The increasing importance of WA in building ties between Australia and the emerging developing economies of SSA was highlighted at the annual 2015 Africa Down Under meeting hosted in Perth in September.

Foreign Minister Julie Bishop and WA Premier Colin Barnett joined mining industry and government representatives from the two continents to discuss how to utilise Africa’s mineral resources for development and mutual investment gain.

Alongside the gathering of mining interests, the Africa-Australia Universities Research Network convened at Murdoch University was convened to share related academic research. My presentation, China-Africa Steel Pipe Dreams: A Guinea-China lens of prospects for Simandou’s iron ore, explored trends in China’s investments in Africa’s iron ore reserves, and related downstream steel industries. That research built upon intensive and cross-sector Africa and China-focused discussions at the 2015 Australian Leadership Retreat in Hayman Island in May.

Making the most of regional economic change

China’s response to the emerging shifts in its economic drivers will impact Australia’s economy. China’s outbound response to domestic economic change includes increasing investment plans in third countries and regions. This, too, should be in focus in Australia.

In the near future, African economies could play a more important role in shaping selective commodity markets, manufacturing and even services. They will invariably take an increasing slice of goods and capital flows.

Australia was the ‘lucky country’ in riding on the sheep’s back when economies of the North Atlantic dominated the world economy proportionately more than today.
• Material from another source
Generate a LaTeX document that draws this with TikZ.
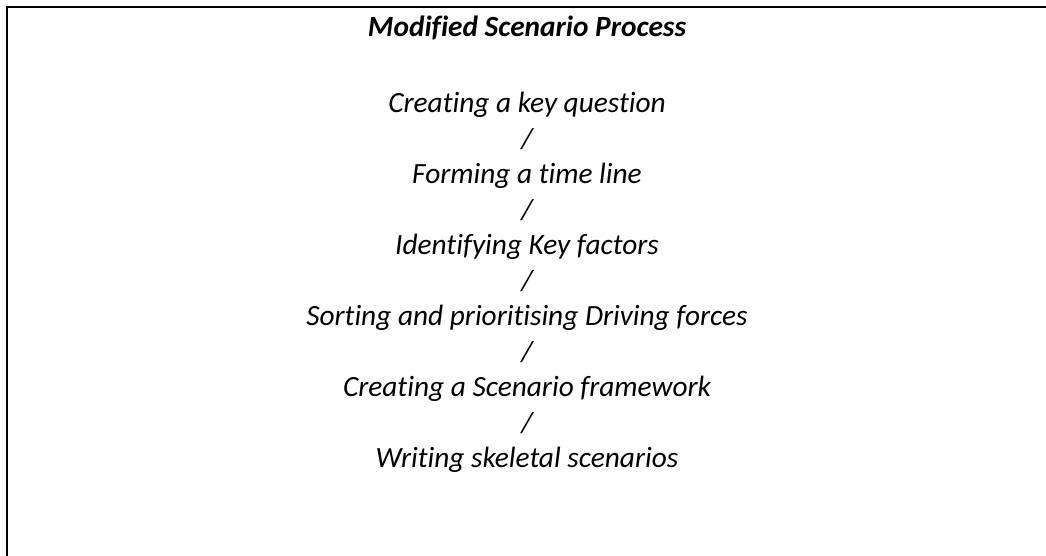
\documentclass[tikz,border=0pt]{standalone}
\usepackage{fontspec}
\setmainfont{Carlito}[Ligatures={NoCommon}]
\usetikzlibrary{positioning}
\tikzset{
  stage/.style={font=\fontsize{22}{26}\selectfont\itshape, inner sep=0pt, text height=15pt, text depth=5pt},
  heading/.style={stage, font=\fontsize{22}{26}\selectfont\bfseries\itshape},
  frame/.style={line width=2pt, draw=black},
  node distance=6.25pt
}
\begin{document}
\begin{tikzpicture}[x=0.75pt, y=0.75pt]
	\useasboundingbox (0,0) rectangle (1046,-556);
	\draw[frame] (7,-556) |- (1046,-7);
	\node[heading, anchor=base] (title) at (527,-37) {Modified Scenario Process};
	\node[stage, below=36.25pt of title] (question) {Creating a key question};
	\node[stage, below=of question] (sepa) {/};
	\node[stage, below=of sepa] (timeline) {Forming a time line};
	\node[stage, below=of timeline] (sepb) {/};
	\node[stage, below=of sepb] (factors) {Identifying Key factors};
	\node[stage, below=of factors] (sepc) {/};
	\node[stage, below=of sepc] (forces) {Sorting and prioritising Driving forces};
	\node[stage, below=of forces] (sepd) {/};
	\node[stage, below=of sepd] (framework) {Creating a Scenario framework};
	\node[stage, below=of framework] (sepe) {/};
	\node[stage, below=of sepe] (skeletal) {Writing skeletal scenarios};
\end{tikzpicture}
\end{document}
Last century, Australia was proximate to and complementarily endowed to supply booming North East Asian economies the raw commodities and English-based services to support their industrial growth.

Australia is the only OECD country that is home to an Indian Ocean coastline, as well as advanced and large-scale mining and agricultural sectors and the related services. With appropriately crafted economic outreach, presently led from WA, Australia might yet be third time the lucky country.